Using “Hydro Lit” as a guide, developers will be able to find ways to work with the environment, rather than against it, said Chuck Hammonds, assistant executive director of the development district.
“After this event, we hope that folks will look at development in a different light,” Hammonds said in a prepared statement. “Sometimes, if you incorporate those natural features into a development, it not only protects that environment but also enhances your appreciation of that feature.”
A Watershed Moment is a double-sided map of a geographic region including the Tennessee River watershed and its tributaries, according to the news release.
One side of the map highlights water features, historical sites, forests, trails and other natural resources across 16 counties in Southeast Tennessee, North Alabama and North Georgia.
The other side details collaborative vision statements from people of the region and broad action plans for the protection and promotion of these resources during the next several decades.

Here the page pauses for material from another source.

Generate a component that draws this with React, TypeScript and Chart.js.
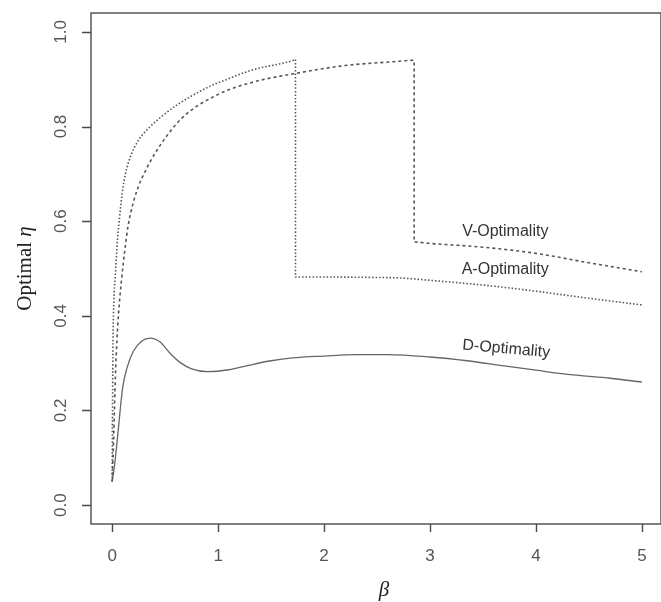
import React, { useEffect, useRef } from "react";
import { Chart, registerables } from "chart.js";

Chart.register(...registerables);

// A-Optimality (dotted, jumps at beta ~1.73)
const betaA = [0, 0.003, 0.008, 0.015, 0.028, 0.05, 0.075, 0.095, 0.125, 0.17, 0.245, 0.36, 0.47, 0.64, 0.76, 0.95, 1.04, 1.3, 1.4, 1.71, 1.73, 1.73, 2.0, 2.5, 2.72, 3.0, 3.5, 4.0, 4.5, 5.0];
const etaA = [0.05, 0.2, 0.35, 0.43, 0.48, 0.56, 0.62, 0.66, 0.7, 0.735, 0.77, 0.8, 0.822, 0.85, 0.866, 0.888, 0.896, 0.918, 0.924, 0.94, 0.942, 0.482, 0.482, 0.481, 0.48, 0.475, 0.465, 0.452, 0.437, 0.423];

// V-Optimality (dashed, jumps at beta ~2.85)
const betaV = [0, 0.015, 0.03, 0.045, 0.06, 0.09, 0.12, 0.15, 0.2, 0.25, 0.3, 0.4, 0.65, 1.0, 1.33, 1.7, 2.2, 2.65, 2.85, 2.85, 3.0, 3.5, 4.0, 4.5, 5.0];
const etaV = [0.05, 0.15, 0.27, 0.35, 0.405, 0.48, 0.54, 0.59, 0.64, 0.675, 0.7, 0.742, 0.816, 0.868, 0.894, 0.911, 0.929, 0.937, 0.94, 0.556, 0.553, 0.545, 0.532, 0.512, 0.493];

// D-Optimality (solid)
const betaD = [0, 0.02, 0.04, 0.075, 0.1, 0.14, 0.2, 0.28, 0.36, 0.45, 0.55, 0.65, 0.75, 0.9, 1.1, 1.3, 1.5, 1.7, 2.0, 2.3, 2.6, 3.0, 3.35, 3.7, 4.0, 4.35, 4.7, 5.0];
const etaD = [0.05, 0.08, 0.12, 0.2, 0.25, 0.29, 0.325, 0.347, 0.353, 0.345, 0.32, 0.3, 0.288, 0.282, 0.286, 0.296, 0.305, 0.311, 0.315, 0.318, 0.318, 0.313, 0.305, 0.294, 0.285, 0.275, 0.268, 0.26];

const xTicks = [0, 1, 2, 3, 4, 5];
const xTickLabels = ["0", "1", "2", "3", "4", "5"];
const yTicks = [0, 0.2, 0.4, 0.6, 0.8, 1.0];
const yTickLabels = ["0.0", "0.2", "0.4", "0.6", "0.8", "1.0"];

const curveLabels = ["V-Optimality", "A-Optimality", "D-Optimality"];
const curveLabelX = [3.71, 3.71, 3.72];
const curveLabelY = [0.579, 0.497, 0.33];

const xTitle = "β";
const yTitle = "Optimal ";
const yTitleSym = "η";

const toPts = (xs: number[], ys: number[]) => xs.map((v, i) => ({ x: v, y: ys[i] }));

const rAxesPlugin = {
  id: "rAxes",
  afterDraw(chart: any) {
    const { ctx, chartArea, scales } = chart;
    const { left, right, top, bottom } = chartArea;
    const xs = scales.x;
    const ys = scales.y;
    ctx.save();
    ctx.strokeStyle = "#4a4a4a";
    ctx.lineWidth = 1.4;
    ctx.strokeRect(left, top, right - left, bottom - top);
    ctx.beginPath();
    xTicks.forEach((v) => {
      const px = Math.round(xs.getPixelForValue(v)) + 0.5;
      ctx.moveTo(px, bottom);
      ctx.lineTo(px, bottom + 8);
    });
    yTicks.forEach((v) => {
      const py = Math.round(ys.getPixelForValue(v)) + 0.5;
      ctx.moveTo(left, py);
      ctx.lineTo(left - 9, py);
    });
    ctx.stroke();

    ctx.fillStyle = "#555";
    ctx.font = "17px 'Liberation Sans', Arial, sans-serif";
    ctx.textAlign = "center";
    ctx.textBaseline = "middle";
    xTicks.forEach((v, i) => {
      ctx.fillText(xTickLabels[i], xs.getPixelForValue(v), bottom + 32);
    });
    yTicks.forEach((v, i) => {
      ctx.save();
      ctx.translate(left - 30, ys.getPixelForValue(v));
      ctx.rotate(-Math.PI / 2);
      ctx.fillText(yTickLabels[i], 0, 0);
      ctx.restore();
    });

    // axis titles
    ctx.fillStyle = "#222";
    ctx.font = "italic 21px 'Liberation Serif', 'Times New Roman', serif";
    ctx.fillText(xTitle, (left + right) / 2 + 8, bottom + 66);

    ctx.save();
    ctx.translate(25, (top + bottom) / 2);
    ctx.rotate(-Math.PI / 2);
    ctx.font = "21px 'Liberation Serif', 'Times New Roman', serif";
    const w1 = ctx.measureText(yTitle).width;
    ctx.font = "italic 21px 'Liberation Serif', 'Times New Roman', serif";
    const w2 = ctx.measureText(yTitleSym).width;
    const start = -(w1 + w2) / 2;
    ctx.textAlign = "left";
    ctx.font = "21px 'Liberation Serif', 'Times New Roman', serif";
    ctx.fillText(yTitle, start, 0);
    ctx.font = "italic 21px 'Liberation Serif', 'Times New Roman', serif";
    ctx.fillText(yTitleSym, start + w1, 0);
    ctx.restore();

    // curve labels
    ctx.fillStyle = "#333";
    ctx.font = "16px 'Liberation Sans', Arial, sans-serif";
    ctx.textAlign = "center";
    curveLabels.forEach((t, i) => {
      const px = xs.getPixelForValue(curveLabelX[i]);
      const py = ys.getPixelForValue(curveLabelY[i]);
      ctx.save();
      ctx.translate(px, py);
      if (i === 2) ctx.rotate((5 * Math.PI) / 180);
      ctx.fillText(t, 0, 0);
      ctx.restore();
    });
    ctx.restore();
  },
};

export default function App() {
  const ref = useRef<HTMLCanvasElement | null>(null);
  useEffect(() => {
    if (!ref.current) return;
    const chart = new Chart(ref.current, {
      type: "line",
      data: {
        datasets: [
          {
            label: "A-Optimality",
            data: toPts(betaA, etaA),
            borderColor: "#555",
            borderWidth: 1.6,
            borderDash: [1.5, 2],
            pointRadius: 0,
            cubicInterpolationMode: "monotone",
            fill: false,
          },
          {
            label: "V-Optimality",
            data: toPts(betaV, etaV),
            borderColor: "#555",
            borderWidth: 1.6,
            borderDash: [3, 3],
            pointRadius: 0,
            cubicInterpolationMode: "monotone",
            fill: false,
          },
          {
            label: "D-Optimality",
            data: toPts(betaD, etaD),
            borderColor: "#666",
            borderWidth: 1.3,
            pointRadius: 0,
            cubicInterpolationMode: "monotone",
            fill: false,
          },
        ],
      },
      options: {
        animation: false,
        responsive: false,
        layout: { padding: { left: 91, right: 0, top: 13, bottom: 78 } },
        plugins: { legend: { display: false }, tooltip: { enabled: false } },
        scales: {
          x: { type: "linear", min: -0.2, max: 5.18, display: false },
          y: { type: "linear", min: -0.04, max: 1.04, display: false },
        },
      },
      plugins: [rAxesPlugin],
    });
    return () => chart.destroy();
  }, []);
  return (
    <div style={{ position: "absolute", left: 0, top: 0, width: 661, height: 602, background: "#fff" }}>
      <canvas ref={ref} width={661} height={602} style={{ display: "block" }} />
    </div>
  );
}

“I think that a lot of us take a region’s natural treasures for granted,” Thrive communication and outreach manager Ruthie Thompson said in a prepared statement. “The hope for us is that this map, this vision, will first bring hyperawareness to people in the region of what we have, how precious and rare it is and how vital it is that, as we grow, we prioritize what we want to save because once it’s gone, it’s gone forever.”
During their visit, attendees will be given a tour of the conservation institute’s research facility, which was completed last October, according to the news release.
During their tour, attendees will be shown some of the site’s sustainable design features, including a rainwater catchment system, landscaping that reintroduced native plants and terrain sculpting that helped rejuvenate a nearby wetland.
Recently, the conservation institute received high praise during the Building Recognition in Chattanooga Awards, which recognize projects completed by Chattanooga-based firms that are prime examples of construction innovation, engineering and design, according to the news release.
The institute received four awards: People’s Choice for Sustainable Project of the Year, People’s Choice and Judge’s Choice in Best Commercial Design, and People’s Choice for Collaborative Building Team of the Year.
For a forum discussing ways to design future communities that will benefit from a harmonious existence with nature, the conservation institute was an obvious partner and the ideal venue, Thompson said.
“[Dr. George] and her crew are doing such incredible education and outreach, and they are underutilized at this point,” she said in a prepared statement. “This event had to happen at the Tennessee Aquarium Conservation Institute. It just had to.”